My next appointment is with Dr. Adamson. He goes into greater detail and cautions me that the procedure to straighten my nose is difficult to get perfect. Improvement must be the goal, not perfection. This is something I already know from my research, but I appreciate hearing it from him. He goes over the additional consultations, tests, and photographs that will be needed to paint the whole picture of my situation. This attention to detail impresses me. I schedule surgery for one month later.
Over that month, I have various appointments for consultations, photographs, and tests to prepare for the operation. I arrange to stay at a friend’s house during the time after surgery. I’m surprisingly calm as the day of surgery approaches, but I’ve been quite busy.
The Big Day
On surgery day, I get up, shower, and jump in a cab for the clinic, perhaps a little nervous, but not freaking out. I arrive and change into a gown, and Dr. Adamson comes in to prepare me. He marks the location for my chin implant and asks if I have any questions. This is my last chance to run for the door, but that’s the last thing I want to do. I’m excited about having this lifelong goal achieved.
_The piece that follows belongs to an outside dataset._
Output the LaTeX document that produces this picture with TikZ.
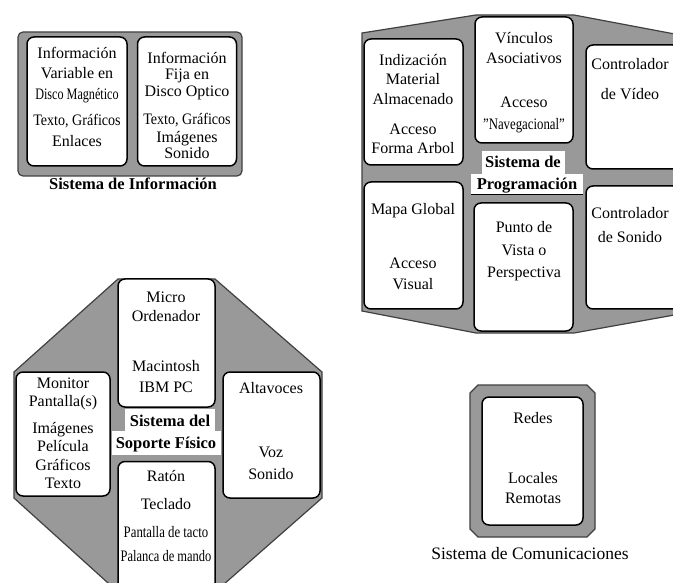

I enter the operating room and lie on the table. The anesthetist starts a drip, and I fall unconscious in mid-conversation.
The next thing I know, I’m waking up and feeling pretty good, all things considered. With each passing minute, I become more alert. I peek in a mirror, expecting to look bad and am surprised. There’s just a small cast on my nose and a bandage around my chin. I have no problem with this at all. And I can tell, even with the cast on, that there are huge changes in my nose.